As with Imagined Boundaries, Odyssey represents absence. In Imagined Boundaries silence conveys an absence of sound as much as a sacred language of mutual discovery. Odyssey reinterprets pottery and its creative potential in digital form, dematerialized albeit setting the video’s spinning pace.
Movement follows the potter’s wheel, a physicality engrained in the trained ceramicist now Assistant Professor in Ceramics at Vanderbilt University. Collecting soil and sound as Filsoofi does is taxing on the body and she sometimes wonders how long and how far she can keep going.
“Soil is beneath your feet while sound is all around you,” she notes, admiring the way in which these humble resources embrace us, even spiritually. Yet what’s their relationship? “One is ephemeral, the other one solid,” she contemplates, pauses, and thinks. To identify such layers is a prerequisite to understanding a place. “I document everything and then I create different works with that. I make vessels from each of the soil specimens I collect and the sound of the place is coming through that.”
“Plates are part of my practice,” she says. She recalls their nutritious aspect and their ability to bring people together. But why can’t a vessel hold sound instead of food, she asks, to challenge the assumed functionality of the object.
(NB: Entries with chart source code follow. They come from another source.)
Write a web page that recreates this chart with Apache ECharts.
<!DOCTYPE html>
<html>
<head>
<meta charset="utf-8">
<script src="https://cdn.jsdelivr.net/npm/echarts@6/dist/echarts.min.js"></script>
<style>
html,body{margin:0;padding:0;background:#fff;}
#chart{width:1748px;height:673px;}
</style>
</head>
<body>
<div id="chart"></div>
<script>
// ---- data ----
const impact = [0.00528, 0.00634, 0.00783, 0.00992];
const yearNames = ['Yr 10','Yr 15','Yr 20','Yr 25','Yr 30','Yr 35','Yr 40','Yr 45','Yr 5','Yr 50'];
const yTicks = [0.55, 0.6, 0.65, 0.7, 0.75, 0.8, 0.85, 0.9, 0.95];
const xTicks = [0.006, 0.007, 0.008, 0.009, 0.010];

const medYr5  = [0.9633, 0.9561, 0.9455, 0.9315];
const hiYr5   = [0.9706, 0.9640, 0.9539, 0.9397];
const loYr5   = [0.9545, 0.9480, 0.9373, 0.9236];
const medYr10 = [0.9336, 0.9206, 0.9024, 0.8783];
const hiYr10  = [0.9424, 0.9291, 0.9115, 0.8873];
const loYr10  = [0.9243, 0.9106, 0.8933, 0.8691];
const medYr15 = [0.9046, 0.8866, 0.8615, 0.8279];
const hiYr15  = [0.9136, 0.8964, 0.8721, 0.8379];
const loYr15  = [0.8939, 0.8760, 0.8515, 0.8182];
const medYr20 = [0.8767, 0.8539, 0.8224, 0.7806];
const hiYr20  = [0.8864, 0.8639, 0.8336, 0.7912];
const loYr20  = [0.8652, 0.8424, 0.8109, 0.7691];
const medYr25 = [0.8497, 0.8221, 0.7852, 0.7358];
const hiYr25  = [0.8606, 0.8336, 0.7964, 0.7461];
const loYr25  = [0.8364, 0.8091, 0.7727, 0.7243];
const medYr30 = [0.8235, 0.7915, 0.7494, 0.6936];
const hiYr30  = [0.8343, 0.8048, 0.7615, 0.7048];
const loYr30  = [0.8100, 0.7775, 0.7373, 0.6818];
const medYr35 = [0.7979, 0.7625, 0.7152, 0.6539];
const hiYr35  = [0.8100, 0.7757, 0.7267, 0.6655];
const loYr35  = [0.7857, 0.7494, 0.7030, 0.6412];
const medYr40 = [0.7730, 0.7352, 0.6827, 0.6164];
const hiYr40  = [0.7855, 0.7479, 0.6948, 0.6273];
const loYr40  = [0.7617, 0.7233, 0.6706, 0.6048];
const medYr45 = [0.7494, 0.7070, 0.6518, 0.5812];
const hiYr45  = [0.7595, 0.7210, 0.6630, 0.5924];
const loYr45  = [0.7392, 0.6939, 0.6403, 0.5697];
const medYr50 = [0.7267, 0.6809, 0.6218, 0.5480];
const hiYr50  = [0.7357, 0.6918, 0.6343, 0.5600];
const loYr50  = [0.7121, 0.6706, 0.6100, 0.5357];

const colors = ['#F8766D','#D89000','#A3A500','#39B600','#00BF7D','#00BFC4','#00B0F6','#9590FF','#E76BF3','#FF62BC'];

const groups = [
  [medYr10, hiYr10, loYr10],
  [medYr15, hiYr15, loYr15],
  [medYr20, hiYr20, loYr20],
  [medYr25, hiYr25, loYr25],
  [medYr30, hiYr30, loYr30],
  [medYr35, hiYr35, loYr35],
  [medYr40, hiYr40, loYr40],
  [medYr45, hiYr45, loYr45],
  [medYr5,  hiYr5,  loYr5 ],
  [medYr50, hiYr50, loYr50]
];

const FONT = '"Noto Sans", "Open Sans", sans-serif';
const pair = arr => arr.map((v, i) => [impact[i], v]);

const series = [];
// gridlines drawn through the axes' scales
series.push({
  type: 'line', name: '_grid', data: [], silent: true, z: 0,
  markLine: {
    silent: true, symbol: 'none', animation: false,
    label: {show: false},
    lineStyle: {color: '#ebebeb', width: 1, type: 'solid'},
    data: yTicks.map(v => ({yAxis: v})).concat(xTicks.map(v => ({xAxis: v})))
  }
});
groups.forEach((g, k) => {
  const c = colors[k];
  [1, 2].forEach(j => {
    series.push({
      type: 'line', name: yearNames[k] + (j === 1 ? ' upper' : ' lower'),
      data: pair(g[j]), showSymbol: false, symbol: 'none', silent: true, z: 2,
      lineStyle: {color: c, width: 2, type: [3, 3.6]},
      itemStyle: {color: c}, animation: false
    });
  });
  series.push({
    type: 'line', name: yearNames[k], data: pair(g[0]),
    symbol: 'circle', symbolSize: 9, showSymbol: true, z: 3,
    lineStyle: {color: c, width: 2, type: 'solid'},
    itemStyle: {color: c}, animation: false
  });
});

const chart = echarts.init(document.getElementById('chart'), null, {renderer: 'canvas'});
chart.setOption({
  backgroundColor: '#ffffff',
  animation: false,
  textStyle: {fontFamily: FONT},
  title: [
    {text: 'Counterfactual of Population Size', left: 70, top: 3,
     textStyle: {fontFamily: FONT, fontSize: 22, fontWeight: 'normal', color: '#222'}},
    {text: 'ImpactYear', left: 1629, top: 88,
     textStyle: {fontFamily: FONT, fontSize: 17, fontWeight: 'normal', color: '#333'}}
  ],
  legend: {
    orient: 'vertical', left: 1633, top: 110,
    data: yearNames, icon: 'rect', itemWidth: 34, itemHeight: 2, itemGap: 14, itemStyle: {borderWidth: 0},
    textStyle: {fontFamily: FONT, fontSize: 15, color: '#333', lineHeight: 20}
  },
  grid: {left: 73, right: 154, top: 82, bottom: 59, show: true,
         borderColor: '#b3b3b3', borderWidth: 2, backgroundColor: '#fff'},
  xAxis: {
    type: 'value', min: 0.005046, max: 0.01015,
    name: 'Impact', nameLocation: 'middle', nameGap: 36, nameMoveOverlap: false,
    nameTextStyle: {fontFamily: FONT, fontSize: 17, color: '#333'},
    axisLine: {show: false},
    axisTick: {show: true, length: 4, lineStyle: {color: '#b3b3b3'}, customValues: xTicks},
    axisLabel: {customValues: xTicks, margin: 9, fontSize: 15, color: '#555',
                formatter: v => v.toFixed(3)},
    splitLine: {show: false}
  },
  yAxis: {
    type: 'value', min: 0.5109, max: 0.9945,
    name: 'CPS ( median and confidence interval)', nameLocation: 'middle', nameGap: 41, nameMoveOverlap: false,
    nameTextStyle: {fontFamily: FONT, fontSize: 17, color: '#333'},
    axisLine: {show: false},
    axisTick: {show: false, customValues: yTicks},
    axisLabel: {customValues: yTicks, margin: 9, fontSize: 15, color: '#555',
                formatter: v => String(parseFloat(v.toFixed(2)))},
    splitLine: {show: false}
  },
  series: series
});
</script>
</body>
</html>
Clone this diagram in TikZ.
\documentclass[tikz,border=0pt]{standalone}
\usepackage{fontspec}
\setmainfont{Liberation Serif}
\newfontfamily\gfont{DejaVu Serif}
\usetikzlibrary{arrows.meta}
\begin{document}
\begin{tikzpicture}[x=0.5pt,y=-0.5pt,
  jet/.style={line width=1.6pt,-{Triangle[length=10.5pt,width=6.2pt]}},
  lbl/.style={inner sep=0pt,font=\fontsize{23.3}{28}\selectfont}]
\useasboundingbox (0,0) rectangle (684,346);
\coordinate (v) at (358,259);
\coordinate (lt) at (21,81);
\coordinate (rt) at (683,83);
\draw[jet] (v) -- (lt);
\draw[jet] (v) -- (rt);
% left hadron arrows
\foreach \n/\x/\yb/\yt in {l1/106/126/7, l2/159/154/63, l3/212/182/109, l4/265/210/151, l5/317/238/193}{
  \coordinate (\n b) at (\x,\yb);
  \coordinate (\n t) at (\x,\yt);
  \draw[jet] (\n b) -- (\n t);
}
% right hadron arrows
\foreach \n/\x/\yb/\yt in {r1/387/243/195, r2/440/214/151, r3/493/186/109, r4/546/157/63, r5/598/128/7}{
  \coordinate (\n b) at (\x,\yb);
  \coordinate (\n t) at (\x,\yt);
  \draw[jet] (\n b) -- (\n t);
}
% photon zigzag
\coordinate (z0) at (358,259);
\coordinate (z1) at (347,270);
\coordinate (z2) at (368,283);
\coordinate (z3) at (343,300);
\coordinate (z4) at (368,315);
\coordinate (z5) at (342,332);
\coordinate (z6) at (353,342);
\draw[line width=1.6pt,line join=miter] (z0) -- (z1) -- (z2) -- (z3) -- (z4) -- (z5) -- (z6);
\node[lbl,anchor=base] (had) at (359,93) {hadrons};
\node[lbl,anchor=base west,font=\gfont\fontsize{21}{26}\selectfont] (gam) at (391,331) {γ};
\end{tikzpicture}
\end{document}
She even once questioned her devotion to clay, briefly, when all its expanse eventually revealed itself to her during a gap year from graduate school in Iran.
Clay is generous and Filsoofi innovates through this medium; she tries new techniques such as dust painting. In her past performance work BITE (2021), Filsoofi carnally considers one of such ceramic vessels. She experimented this first during lockdown, surrounded by the presence of her plates and vessels—her “best friends.” Suddenly, as the consistency of clay reached a specific condition, she followed an urge to bite into it. “That stage was very inviting,” she remembers with a mischievous smile. “I started biting into it and I saw my mark,” she adds, seeing in this act not just a form of transgression and negotiated ownership, but also an attempt to turn a physical insecurity—her teeth—into a positive affirmation, a strength.
Filsoofi carefully lifts her plate in a ceremonial-like choreography and the way she delicately leaves her mark is both an homage to Native American cultures and an absolute rejection of colonialism and white supremacy. “Who gives me permission to use soil collected around and to leave my mark on it?”
Conscious of the special relationship between clay and land, she watched indigenous artists, how they sit and bless their clay. “The white man goes somewhere else, takes the resources, claims them as theirs, and takes them home,” she says. By contrast, she invests time and grounds her work in a cherished ecosystem of soil and people. “A challenge is to recognize a territory and where it is located—not just physically—and my relationship with it,” Filsoofi observes. “I’m moving in these places with respect.” She cares.
As an outsider, coming up with constant strategies can be exhausting. Raheleh Filsoofi jumps and jumps and jumps. Will she ever slow down? Not with this character. “I’m the one who’s curious now,” she admits. A curiosity inherently boundless.